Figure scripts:
.....
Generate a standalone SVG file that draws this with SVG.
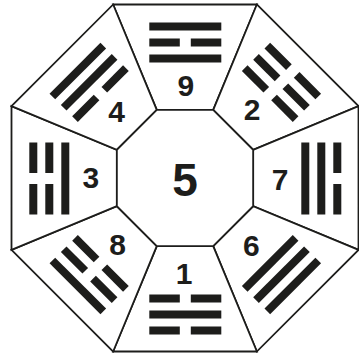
<svg xmlns="http://www.w3.org/2000/svg" xmlns:xlink="http://www.w3.org/1999/xlink" width="359" height="355" viewBox="0 0 359 355">
<style>
.sec{fill:#fff;stroke:#1d1d1b;stroke-width:1.8;stroke-linejoin:miter}
.bar{fill:#1d1d1b}
.num{font-family:"Liberation Sans",Arial,sans-serif;font-weight:bold;font-size:30px;fill:#1d1d1b;text-anchor:middle}
.big{font-size:46px}
</style>
<defs>
<polygon id="sector" points="-71.9,-173.5 71.9,-173.5 28.2,-68.15 -28.2,-68.15"/>
<rect id="solid" class="bar" x="-36" y="-4" width="72" height="8"/>
<g id="broken" class="bar"><rect x="-36" y="-4" width="30.5" height="8"/><rect x="5.5" y="-4" width="30.5" height="8"/></g>
</defs>
<rect width="359" height="355" fill="#fff"/>
<g id="sector-9">
<use xlink:href="#sector" href="#sector" class="sec" transform="translate(185,178)"/>
<g transform="translate(185.3,178.5)"><use href="#solid" y="-152"/><use href="#broken" y="-136"/><use href="#solid" y="-120"/></g>
<text class="num" x="185.8" y="95.7">9</text>
</g>
<g id="sector-2">
<use href="#sector" class="sec" transform="translate(185,178) rotate(45)"/>
<g transform="translate(185.3,178.5) rotate(45)"><use href="#broken" y="-152"/><use href="#broken" y="-136"/><use href="#broken" y="-120"/></g>
<text class="num" x="252" y="120.2">2</text>
</g>
<g id="sector-7">
<use href="#sector" class="sec" transform="translate(185,178) rotate(90)"/>
<g transform="translate(185.3,178.5) rotate(90)"><use href="#broken" y="-152"/><use href="#solid" y="-136"/><use href="#solid" y="-120"/></g>
<text class="num" x="280" y="189.7">7</text>
</g>
<g id="sector-6">
<use href="#sector" class="sec" transform="translate(185,178) rotate(135)"/>
<g transform="translate(185.3,178.5) rotate(135)"><use href="#solid" y="-152"/><use href="#solid" y="-136"/><use href="#solid" y="-120"/></g>
<text class="num" x="251.3" y="256.2">6</text>
</g>
<g id="sector-1">
<use href="#sector" class="sec" transform="translate(185,178) rotate(180)"/>
<g transform="translate(185.3,178.5) rotate(180)"><use href="#broken" y="-152"/><use href="#solid" y="-136"/><use href="#broken" y="-120"/></g>
<text class="num" x="184" y="283.7">1</text>
</g>
<g id="sector-8">
<use href="#sector" class="sec" transform="translate(185,178) rotate(225)"/>
<g transform="translate(185.3,178.5) rotate(225)"><use href="#solid" y="-152"/><use href="#broken" y="-136"/><use href="#broken" y="-120"/></g>
<text class="num" x="117.5" y="254.7">8</text>
</g>
<g id="sector-3">
<use href="#sector" class="sec" transform="translate(185,178) rotate(270)"/>
<g transform="translate(185.3,178.5) rotate(270)"><use href="#broken" y="-152"/><use href="#broken" y="-136"/><use href="#solid" y="-120"/></g>
<text class="num" x="90.8" y="187.7">3</text>
</g>
<g id="sector-4">
<use href="#sector" class="sec" transform="translate(185,178) rotate(315)"/>
<g transform="translate(185.3,178.5) rotate(315)"><use href="#solid" y="-152"/><use href="#solid" y="-136"/><use href="#broken" y="-120"/></g>
<text class="num" x="116.7" y="122.4">4</text>
</g>
<g id="center-5">
<polygon class="sec" points="156.8,109.85 213.2,109.85 253.15,149.8 253.15,206.2 213.2,246.15 156.8,246.15 116.85,206.2 116.85,149.8"/>
<text class="num big" x="185" y="196">5</text>
</g>
<g id="connectors"/>
</svg>
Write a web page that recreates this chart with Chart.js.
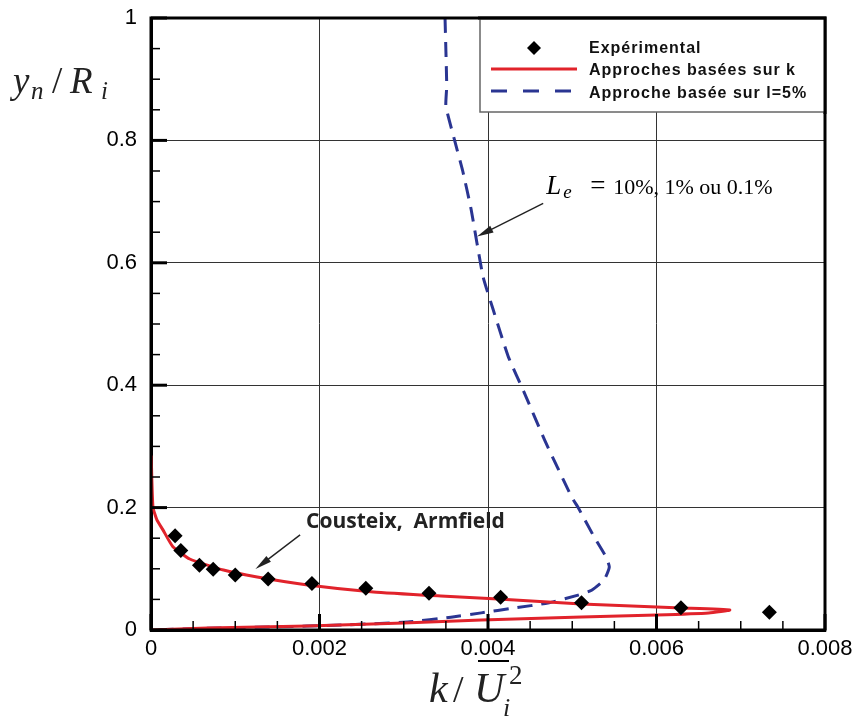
<!DOCTYPE html>
<html>
<head>
<meta charset="utf-8">
<script src="https://cdn.jsdelivr.net/npm/chart.js@4"></script>
<style>
  html, body { margin: 0; padding: 0; background: #fff; }
  #wrap { width: 854px; height: 719px; }
</style>
</head>
<body>
<div id="wrap"><canvas id="kChart" width="854" height="719"></canvas></div>
<script>
// Experimental points (k/U^2, y/R)
const expX = [0.000286, 0.000354, 0.000575, 0.000738, 0.00100, 0.00139, 0.00191, 0.00255, 0.00330, 0.00415, 0.00511, 0.00629, 0.00734];
const expY = [0.154, 0.130, 0.106, 0.0994, 0.090, 0.0835, 0.0758, 0.0682, 0.060, 0.0535, 0.0447, 0.0365, 0.029];

// k based approaches (red, solid)
const kX = [0.000003, 0.00001, 0.000024, 0.00007, 0.00014, 0.00026, 0.00046, 0.00086, 0.00126, 0.00186, 0.00264, 0.00344, 0.00412, 0.00511, 0.0063, 0.00687,
            0.00662, 0.0060, 0.00511, 0.00392, 0.0030, 0.00186, 0.00067, 0];
const kY = [0.285, 0.245, 0.200, 0.180, 0.164, 0.136, 0.116, 0.098, 0.0867, 0.0736, 0.0622, 0.0556, 0.0507, 0.0425, 0.036, 0.0327,
            0.0278, 0.0245, 0.0213, 0.0164, 0.0115, 0.0065, 0.0033, 0];

// l = 5% approach (blue, dashed)
const lX = [0.00349, 0.00351, 0.00350, 0.00360, 0.00370, 0.00380, 0.00394, 0.00406, 0.00424, 0.00443, 0.00467, 0.00499, 0.00507, 0.00526, 0.00540, 0.00544,
            0.00538, 0.00523, 0.00507, 0.00471, 0.00431, 0.00392, 0.00356, 0.00305, 0.00225, 0.00145, 0.00067, 0];
const lY = [1.0, 0.889, 0.856, 0.802, 0.750, 0.687, 0.578, 0.524, 0.447, 0.388, 0.311, 0.218, 0.200, 0.152, 0.1195, 0.103,
            0.082, 0.065, 0.057, 0.044, 0.036, 0.028, 0.021, 0.013, 0.008, 0.005, 0.003, 0];

const xTickLabels = ['0', '0.002', '0.004', '0.006', '0.008'];
const yTickLabels = ['0', '0.2', '0.4', '0.6', '0.8', '1'];
const legendLabels = ['Expérimental', 'Approches basées sur k', 'Approche basée sur l=5%'];

const RED = '#e1232b';
const BLUE = '#2a3592';

const toPts = (xs, ys) => xs.map((x, i) => ({ x: x, y: ys[i] }));

function arrow(ctx, x1, y1, x2, y2) {
    const a = Math.atan2(y2 - y1, x2 - x1);
    ctx.beginPath();
    ctx.moveTo(x1, y1);
    ctx.lineTo(x2 - 10 * Math.cos(a), y2 - 10 * Math.sin(a));
    ctx.strokeStyle = '#222';
    ctx.lineWidth = 1.4;
    ctx.stroke();
    ctx.beginPath();
    ctx.moveTo(x2, y2);
    ctx.lineTo(x2 - 17 * Math.cos(a - 0.22), y2 - 17 * Math.sin(a - 0.22));
    ctx.lineTo(x2 - 17 * Math.cos(a + 0.22), y2 - 17 * Math.sin(a + 0.22));
    ctx.closePath();
    ctx.fillStyle = '#222';
    ctx.fill();
}

const decorPlugin = {
    id: 'decor',
    afterDatasetsDraw(chart) {
        const ctx = chart.ctx;
        const a = chart.chartArea;
        const xs = chart.scales.x, ys = chart.scales.y;
        ctx.save();

        // frame
        ctx.strokeStyle = '#000';
        ctx.lineWidth = 3;
        ctx.strokeRect(a.left, a.top, a.right - a.left, a.bottom - a.top);

        // inside ticks on left and bottom
        ctx.lineCap = 'butt';
        for (let i = 0; i <= 16; i++) {
            const v = i * 0.0005;
            const px = xs.getPixelForValue(v);
            const major = i % 4 === 0;
            ctx.lineWidth = major ? 3 : 1.5;
            ctx.beginPath();
            ctx.moveTo(px, a.bottom);
            ctx.lineTo(px, a.bottom - (major ? 16 : 9));
            ctx.stroke();
        }
        for (let i = 0; i <= 20; i++) {
            const v = i * 0.05;
            const py = ys.getPixelForValue(v);
            const major = i % 4 === 0;
            ctx.lineWidth = major ? 3 : 1.5;
            ctx.beginPath();
            ctx.moveTo(a.left, py);
            ctx.lineTo(a.left + (major ? 16 : 9), py);
            ctx.stroke();
        }

        // legend box
        const lx = 480, ly = a.top + 1, lw = a.right - 480, lh = 93;
        ctx.fillStyle = '#fff';
        ctx.fillRect(lx, ly, lw, lh);
        ctx.strokeStyle = '#666';
        ctx.lineWidth = 1.5;
        ctx.strokeRect(lx, ly, lw, lh);
        ctx.strokeStyle = '#000';
        ctx.lineWidth = 3;
        ctx.beginPath();
        ctx.moveTo(lx - 2, a.top);
        ctx.lineTo(a.right, a.top);
        ctx.lineTo(a.right, ly + lh + 2);
        ctx.stroke();

        // legend entries
        ctx.fillStyle = '#000';
        ctx.beginPath();
        ctx.moveTo(534, 41); ctx.lineTo(541, 48); ctx.lineTo(534, 55); ctx.lineTo(527, 48);
        ctx.closePath();
        ctx.fill();
        ctx.strokeStyle = RED;
        ctx.lineWidth = 3;
        ctx.beginPath();
        ctx.moveTo(491, 69); ctx.lineTo(577, 69);
        ctx.stroke();
        ctx.strokeStyle = BLUE;
        ctx.setLineDash([16, 16]);
        ctx.beginPath();
        ctx.moveTo(491, 91); ctx.lineTo(572, 91);
        ctx.stroke();
        ctx.setLineDash([]);
        ctx.font = 'bold 16px "Liberation Sans", Arial, sans-serif';
        ctx.letterSpacing = '1px';
        ctx.textBaseline = 'alphabetic';
        ctx.textAlign = 'left';
        ctx.fillStyle = '#111';
        ctx.fillText(legendLabels[0], 589, 53);
        ctx.fillText(legendLabels[1], 589, 75);
        ctx.fillText(legendLabels[2], 589, 98);
        ctx.letterSpacing = '0px';

        // annotations
        ctx.font = 'bold 21px "Open Sans", "Liberation Sans", sans-serif';
        ctx.fillStyle = '#222';
        ctx.textBaseline = 'middle';
        ctx.fillText('Cousteix,  Armfield', xs.getPixelForValue(0.00184), ys.getPixelForValue(0.1768));
        arrow(ctx, xs.getPixelForValue(0.00177), ys.getPixelForValue(0.1555),
                   xs.getPixelForValue(0.00124), ys.getPixelForValue(0.0998));

        const lex = xs.getPixelForValue(0.00469), ley = ys.getPixelForValue(0.7234) + 7;
        ctx.textBaseline = 'alphabetic';
        ctx.fillStyle = '#000';
        ctx.font = 'italic 27px "Liberation Serif", serif';
        ctx.fillText('L', lex, ley);
        ctx.font = 'italic 19px "Liberation Serif", serif';
        ctx.fillText('e', lex + 17, ley + 4);
        ctx.font = '27px "Liberation Serif", serif';
        ctx.fillText('=', lex + 44, ley);
        ctx.font = '22px "Liberation Serif", serif';
        ctx.fillText('10%, 1% ou 0.1%', lex + 67, ley);
        arrow(ctx, xs.getPixelForValue(0.004655), ys.getPixelForValue(0.697),
                   xs.getPixelForValue(0.00387), ys.getPixelForValue(0.643));

        // axis titles
        ctx.font = 'italic 37px "Liberation Serif", serif';
        ctx.fillText('y', 13, 93);
        ctx.font = 'italic 25px "Liberation Serif", serif';
        ctx.fillText('n', 31, 99);
        ctx.font = '37px "Liberation Serif", serif';
        ctx.fillText('/', 52, 93);
        ctx.font = 'italic 37px "Liberation Serif", serif';
        ctx.fillText('R', 70, 93);
        ctx.font = 'italic 25px "Liberation Serif", serif';
        ctx.fillText('i', 101, 99);

        ctx.font = 'italic 42px "Liberation Serif", serif';
        ctx.fillText('k', 429, 702);
        ctx.font = '38px "Liberation Serif", serif';
        ctx.fillText('/', 453, 702);
        ctx.font = 'italic 42px "Liberation Serif", serif';
        ctx.fillText('U', 474, 702);
        ctx.lineWidth = 2;
        ctx.strokeStyle = '#000';
        ctx.beginPath();
        ctx.moveTo(478, 661); ctx.lineTo(509, 661);
        ctx.stroke();
        ctx.font = 'italic 26px "Liberation Serif", serif';
        ctx.fillText('i', 503, 716);
        ctx.font = '27px "Liberation Serif", serif';
        ctx.fillText('2', 509, 684);

        ctx.restore();
    }
};

new Chart(document.getElementById('kChart'), {
    type: 'scatter',
    data: {
        datasets: [{
            label: legendLabels[0],
            data: toPts(expX, expY),
            pointStyle: 'rectRot',
            pointRadius: 7.5,
            backgroundColor: '#000',
            borderColor: '#000',
            borderWidth: 0,
            showLine: false
        }, {
            label: legendLabels[1],
            data: toPts(kX, kY),
            showLine: true,
            borderColor: RED,
            borderWidth: 3,
            pointRadius: 0,
            tension: 0.15
        }, {
            label: legendLabels[2],
            data: toPts(lX, lY),
            showLine: true,
            borderColor: BLUE,
            borderWidth: 3,
            borderDash: [15, 9],
            pointRadius: 0,
            tension: 0.15
        }]
    },
    options: {
        responsive: false,
        animation: false,
        layout: { padding: { top: 18, right: 29, left: 0, bottom: 0 } },
        plugins: {
            legend: { display: false },
            tooltip: { enabled: false }
        },
        scales: {
            x: {
                type: 'linear',
                min: 0,
                max: 0.008,
                afterFit: s => { s.height = 89; s.paddingLeft = 0; s.paddingRight = 0; },
                ticks: {
                    stepSize: 0.002,
                    padding: 6,
                    color: '#000',
                    font: { family: '"Liberation Sans", Arial, sans-serif', size: 22 },
                    callback: (v, i) => xTickLabels[i]
                },
                grid: { color: '#333', lineWidth: 1, drawTicks: false },
                border: { display: true, color: '#000', width: 3 }
            },
            y: {
                type: 'linear',
                min: 0,
                max: 1,
                afterFit: s => { s.width = 151; s.paddingTop = 0; s.paddingBottom = 0; },
                ticks: {
                    stepSize: 0.2,
                    padding: 14,
                    color: '#000',
                    font: { family: '"Liberation Sans", Arial, sans-serif', size: 22 },
                    callback: (v, i) => yTickLabels[i]
                },
                grid: { color: '#333', lineWidth: 1, drawTicks: false },
                border: { display: true, color: '#000', width: 3 }
            }
        }
    },
    plugins: [decorPlugin]
});
</script>
</body>
</html>
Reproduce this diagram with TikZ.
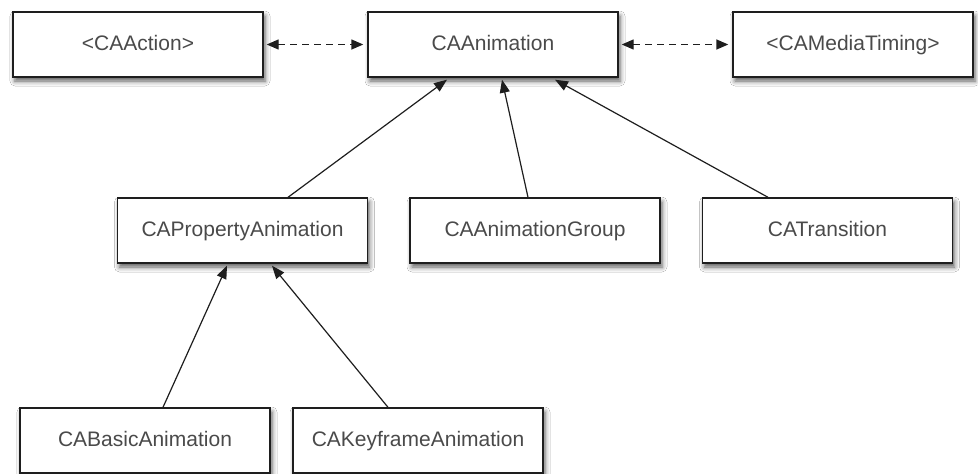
.....
→ Set exercise: Search the listing for the string "that". Copy each line where it turns up.

→ Reply:
Generate a standalone SVG file that draws this with SVG.
Write a web page that recreates this chart with Chart.js.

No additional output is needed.